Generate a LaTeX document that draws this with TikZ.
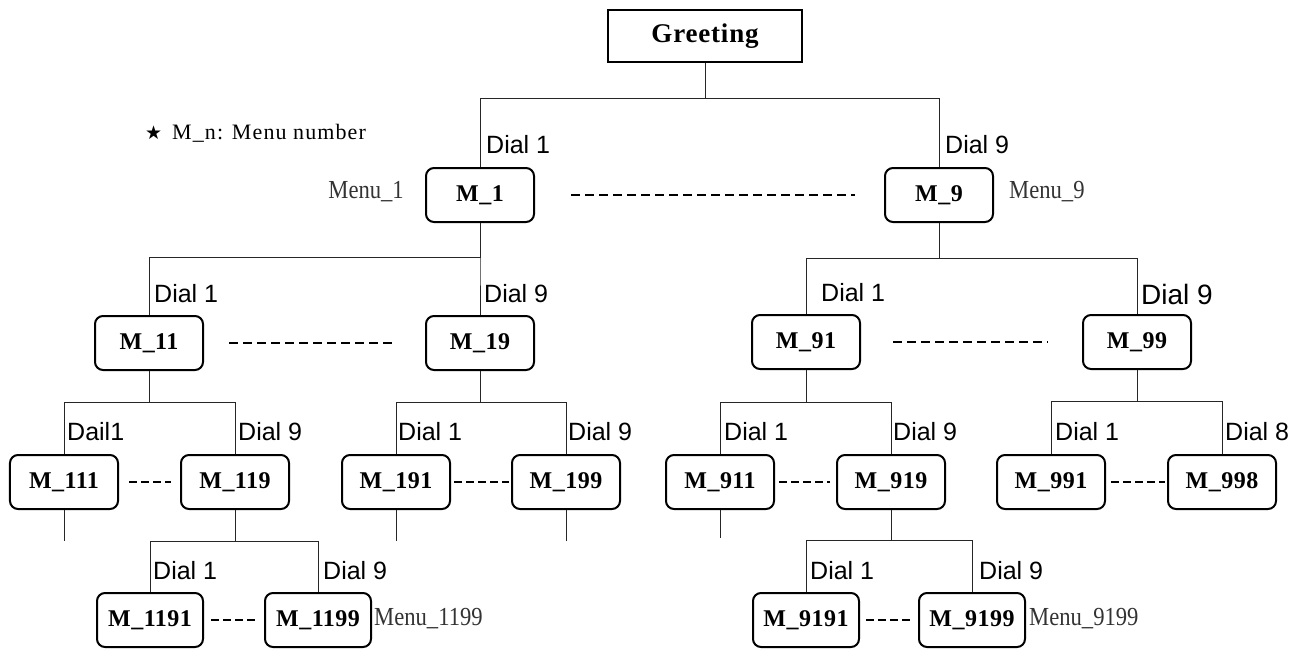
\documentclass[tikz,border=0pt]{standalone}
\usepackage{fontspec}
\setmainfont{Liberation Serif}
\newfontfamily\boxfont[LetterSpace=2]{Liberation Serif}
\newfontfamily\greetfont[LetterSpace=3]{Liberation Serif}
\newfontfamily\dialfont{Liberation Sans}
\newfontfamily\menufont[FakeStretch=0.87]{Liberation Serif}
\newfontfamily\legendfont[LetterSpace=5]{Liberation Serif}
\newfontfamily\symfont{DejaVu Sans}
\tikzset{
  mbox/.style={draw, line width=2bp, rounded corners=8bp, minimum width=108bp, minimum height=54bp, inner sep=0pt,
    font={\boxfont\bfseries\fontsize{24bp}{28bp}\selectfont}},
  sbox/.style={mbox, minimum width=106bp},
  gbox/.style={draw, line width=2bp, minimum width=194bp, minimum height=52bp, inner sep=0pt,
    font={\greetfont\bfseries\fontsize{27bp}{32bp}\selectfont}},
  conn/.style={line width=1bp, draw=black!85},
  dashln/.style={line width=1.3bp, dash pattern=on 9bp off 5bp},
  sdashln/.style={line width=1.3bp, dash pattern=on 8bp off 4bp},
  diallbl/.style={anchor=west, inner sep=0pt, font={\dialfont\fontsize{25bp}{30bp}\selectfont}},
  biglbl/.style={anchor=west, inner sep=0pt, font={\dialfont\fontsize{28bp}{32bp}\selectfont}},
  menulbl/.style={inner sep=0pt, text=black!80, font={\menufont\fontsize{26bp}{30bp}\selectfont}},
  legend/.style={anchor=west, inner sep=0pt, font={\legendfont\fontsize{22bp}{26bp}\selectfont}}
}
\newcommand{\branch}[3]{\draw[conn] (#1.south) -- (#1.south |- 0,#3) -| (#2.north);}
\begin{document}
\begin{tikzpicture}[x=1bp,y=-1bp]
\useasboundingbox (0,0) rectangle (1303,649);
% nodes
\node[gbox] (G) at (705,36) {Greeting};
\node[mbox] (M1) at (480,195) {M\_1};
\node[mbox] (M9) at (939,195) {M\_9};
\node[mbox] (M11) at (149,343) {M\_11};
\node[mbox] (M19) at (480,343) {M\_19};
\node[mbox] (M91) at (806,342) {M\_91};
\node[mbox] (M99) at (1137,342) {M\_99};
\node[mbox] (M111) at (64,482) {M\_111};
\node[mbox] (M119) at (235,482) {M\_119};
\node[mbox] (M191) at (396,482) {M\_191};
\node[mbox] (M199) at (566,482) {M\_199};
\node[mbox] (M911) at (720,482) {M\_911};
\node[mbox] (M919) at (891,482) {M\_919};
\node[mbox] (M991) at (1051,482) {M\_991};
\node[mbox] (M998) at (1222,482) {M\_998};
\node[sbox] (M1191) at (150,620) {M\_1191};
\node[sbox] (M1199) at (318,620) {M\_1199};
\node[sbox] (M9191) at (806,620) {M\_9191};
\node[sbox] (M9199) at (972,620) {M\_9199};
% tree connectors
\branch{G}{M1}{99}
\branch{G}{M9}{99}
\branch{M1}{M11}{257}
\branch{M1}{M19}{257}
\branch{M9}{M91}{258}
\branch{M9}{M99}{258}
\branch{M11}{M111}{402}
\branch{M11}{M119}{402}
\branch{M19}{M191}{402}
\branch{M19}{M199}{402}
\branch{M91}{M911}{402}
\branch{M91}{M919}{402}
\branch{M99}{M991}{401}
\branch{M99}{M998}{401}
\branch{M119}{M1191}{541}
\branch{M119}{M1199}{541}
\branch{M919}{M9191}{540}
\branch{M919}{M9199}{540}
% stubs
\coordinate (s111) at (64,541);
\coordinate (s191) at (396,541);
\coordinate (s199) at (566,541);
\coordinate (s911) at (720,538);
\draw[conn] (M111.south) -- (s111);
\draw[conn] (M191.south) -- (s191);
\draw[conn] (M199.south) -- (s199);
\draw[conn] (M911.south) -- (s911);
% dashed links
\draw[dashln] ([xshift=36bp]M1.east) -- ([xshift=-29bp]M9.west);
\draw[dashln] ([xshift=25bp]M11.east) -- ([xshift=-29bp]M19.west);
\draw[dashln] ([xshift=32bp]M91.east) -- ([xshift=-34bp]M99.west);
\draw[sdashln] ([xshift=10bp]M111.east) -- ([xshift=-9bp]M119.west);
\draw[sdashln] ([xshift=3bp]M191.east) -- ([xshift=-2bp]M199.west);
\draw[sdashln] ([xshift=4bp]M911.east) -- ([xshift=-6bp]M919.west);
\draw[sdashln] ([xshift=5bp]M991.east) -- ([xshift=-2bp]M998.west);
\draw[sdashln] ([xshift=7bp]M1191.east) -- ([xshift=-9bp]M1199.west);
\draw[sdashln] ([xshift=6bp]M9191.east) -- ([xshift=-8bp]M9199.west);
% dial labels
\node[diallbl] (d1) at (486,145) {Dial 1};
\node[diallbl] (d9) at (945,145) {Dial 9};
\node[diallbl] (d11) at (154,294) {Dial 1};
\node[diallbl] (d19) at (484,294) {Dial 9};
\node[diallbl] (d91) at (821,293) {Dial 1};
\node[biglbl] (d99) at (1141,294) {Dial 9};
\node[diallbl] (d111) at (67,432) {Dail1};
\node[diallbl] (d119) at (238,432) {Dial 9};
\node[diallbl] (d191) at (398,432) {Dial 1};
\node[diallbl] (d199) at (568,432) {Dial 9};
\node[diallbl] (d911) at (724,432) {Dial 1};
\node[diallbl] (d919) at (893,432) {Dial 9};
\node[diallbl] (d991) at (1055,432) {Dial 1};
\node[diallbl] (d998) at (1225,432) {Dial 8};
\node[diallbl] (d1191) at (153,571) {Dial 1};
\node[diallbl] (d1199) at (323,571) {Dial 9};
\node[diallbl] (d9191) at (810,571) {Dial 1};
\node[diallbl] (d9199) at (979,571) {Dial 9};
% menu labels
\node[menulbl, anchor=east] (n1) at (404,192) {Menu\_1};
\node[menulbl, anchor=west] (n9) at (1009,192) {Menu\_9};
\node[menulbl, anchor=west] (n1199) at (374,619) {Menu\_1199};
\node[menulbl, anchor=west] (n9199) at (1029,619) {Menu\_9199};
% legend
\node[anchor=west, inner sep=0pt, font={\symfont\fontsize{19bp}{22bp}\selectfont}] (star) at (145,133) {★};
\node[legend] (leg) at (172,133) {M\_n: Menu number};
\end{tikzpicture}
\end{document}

-*-*-

__GOAL__. Every line above should be returned word for word, with the pictures left behind.

__RESPONSE BELOW__.
Generate a LaTeX document that draws this with TikZ.
\documentclass[tikz,border=0pt]{standalone}
\usepackage{fontspec}
\setmainfont{Liberation Serif}
\newfontfamily\boxfont[LetterSpace=2]{Liberation Serif}
\newfontfamily\greetfont[LetterSpace=3]{Liberation Serif}
\newfontfamily\dialfont{Liberation Sans}
\newfontfamily\menufont[FakeStretch=0.87]{Liberation Serif}
\newfontfamily\legendfont[LetterSpace=5]{Liberation Serif}
\newfontfamily\symfont{DejaVu Sans}
\tikzset{
  mbox/.style={draw, line width=2bp, rounded corners=8bp, minimum width=108bp, minimum height=54bp, inner sep=0pt,
    font={\boxfont\bfseries\fontsize{24bp}{28bp}\selectfont}},
  sbox/.style={mbox, minimum width=106bp},
  gbox/.style={draw, line width=2bp, minimum width=194bp, minimum height=52bp, inner sep=0pt,
    font={\greetfont\bfseries\fontsize{27bp}{32bp}\selectfont}},
  conn/.style={line width=1bp, draw=black!85},
  dashln/.style={line width=1.3bp, dash pattern=on 9bp off 5bp},
  sdashln/.style={line width=1.3bp, dash pattern=on 8bp off 4bp},
  diallbl/.style={anchor=west, inner sep=0pt, font={\dialfont\fontsize{25bp}{30bp}\selectfont}},
  biglbl/.style={anchor=west, inner sep=0pt, font={\dialfont\fontsize{28bp}{32bp}\selectfont}},
  menulbl/.style={inner sep=0pt, text=black!80, font={\menufont\fontsize{26bp}{30bp}\selectfont}},
  legend/.style={anchor=west, inner sep=0pt, font={\legendfont\fontsize{22bp}{26bp}\selectfont}}
}
\newcommand{\branch}[3]{\draw[conn] (#1.south) -- (#1.south |- 0,#3) -| (#2.north);}
\begin{document}
\begin{tikzpicture}[x=1bp,y=-1bp]
\useasboundingbox (0,0) rectangle (1303,649);
% nodes
\node[gbox] (G) at (705,36) {Greeting};
\node[mbox] (M1) at (480,195) {M\_1};
\node[mbox] (M9) at (939,195) {M\_9};
\node[mbox] (M11) at (149,343) {M\_11};
\node[mbox] (M19) at (480,343) {M\_19};
\node[mbox] (M91) at (806,342) {M\_91};
\node[mbox] (M99) at (1137,342) {M\_99};
\node[mbox] (M111) at (64,482) {M\_111};
\node[mbox] (M119) at (235,482) {M\_119};
\node[mbox] (M191) at (396,482) {M\_191};
\node[mbox] (M199) at (566,482) {M\_199};
\node[mbox] (M911) at (720,482) {M\_911};
\node[mbox] (M919) at (891,482) {M\_919};
\node[mbox] (M991) at (1051,482) {M\_991};
\node[mbox] (M998) at (1222,482) {M\_998};
\node[sbox] (M1191) at (150,620) {M\_1191};
\node[sbox] (M1199) at (318,620) {M\_1199};
\node[sbox] (M9191) at (806,620) {M\_9191};
\node[sbox] (M9199) at (972,620) {M\_9199};
% tree connectors
\branch{G}{M1}{99}
\branch{G}{M9}{99}
\branch{M1}{M11}{257}
\branch{M1}{M19}{257}
\branch{M9}{M91}{258}
\branch{M9}{M99}{258}
\branch{M11}{M111}{402}
\branch{M11}{M119}{402}
\branch{M19}{M191}{402}
\branch{M19}{M199}{402}
\branch{M91}{M911}{402}
\branch{M91}{M919}{402}
\branch{M99}{M991}{401}
\branch{M99}{M998}{401}
\branch{M119}{M1191}{541}
\branch{M119}{M1199}{541}
\branch{M919}{M9191}{540}
\branch{M919}{M9199}{540}
% stubs
\coordinate (s111) at (64,541);
\coordinate (s191) at (396,541);
\coordinate (s199) at (566,541);
\coordinate (s911) at (720,538);
\draw[conn] (M111.south) -- (s111);
\draw[conn] (M191.south) -- (s191);
\draw[conn] (M199.south) -- (s199);
\draw[conn] (M911.south) -- (s911);
% dashed links
\draw[dashln] ([xshift=36bp]M1.east) -- ([xshift=-29bp]M9.west);
\draw[dashln] ([xshift=25bp]M11.east) -- ([xshift=-29bp]M19.west);
\draw[dashln] ([xshift=32bp]M91.east) -- ([xshift=-34bp]M99.west);
\draw[sdashln] ([xshift=10bp]M111.east) -- ([xshift=-9bp]M119.west);
\draw[sdashln] ([xshift=3bp]M191.east) -- ([xshift=-2bp]M199.west);
\draw[sdashln] ([xshift=4bp]M911.east) -- ([xshift=-6bp]M919.west);
\draw[sdashln] ([xshift=5bp]M991.east) -- ([xshift=-2bp]M998.west);
\draw[sdashln] ([xshift=7bp]M1191.east) -- ([xshift=-9bp]M1199.west);
\draw[sdashln] ([xshift=6bp]M9191.east) -- ([xshift=-8bp]M9199.west);
% dial labels
\node[diallbl] (d1) at (486,145) {Dial 1};
\node[diallbl] (d9) at (945,145) {Dial 9};
\node[diallbl] (d11) at (154,294) {Dial 1};
\node[diallbl] (d19) at (484,294) {Dial 9};
\node[diallbl] (d91) at (821,293) {Dial 1};
\node[biglbl] (d99) at (1141,294) {Dial 9};
\node[diallbl] (d111) at (67,432) {Dail1};
\node[diallbl] (d119) at (238,432) {Dial 9};
\node[diallbl] (d191) at (398,432) {Dial 1};
\node[diallbl] (d199) at (568,432) {Dial 9};
\node[diallbl] (d911) at (724,432) {Dial 1};
\node[diallbl] (d919) at (893,432) {Dial 9};
\node[diallbl] (d991) at (1055,432) {Dial 1};
\node[diallbl] (d998) at (1225,432) {Dial 8};
\node[diallbl] (d1191) at (153,571) {Dial 1};
\node[diallbl] (d1199) at (323,571) {Dial 9};
\node[diallbl] (d9191) at (810,571) {Dial 1};
\node[diallbl] (d9199) at (979,571) {Dial 9};
% menu labels
\node[menulbl, anchor=east] (n1) at (404,192) {Menu\_1};
\node[menulbl, anchor=west] (n9) at (1009,192) {Menu\_9};
\node[menulbl, anchor=west] (n1199) at (374,619) {Menu\_1199};
\node[menulbl, anchor=west] (n9199) at (1029,619) {Menu\_9199};
% legend
\node[anchor=west, inner sep=0pt, font={\symfont\fontsize{19bp}{22bp}\selectfont}] (star) at (145,133) {★};
\node[legend] (leg) at (172,133) {M\_n: Menu number};
\end{tikzpicture}
\end{document}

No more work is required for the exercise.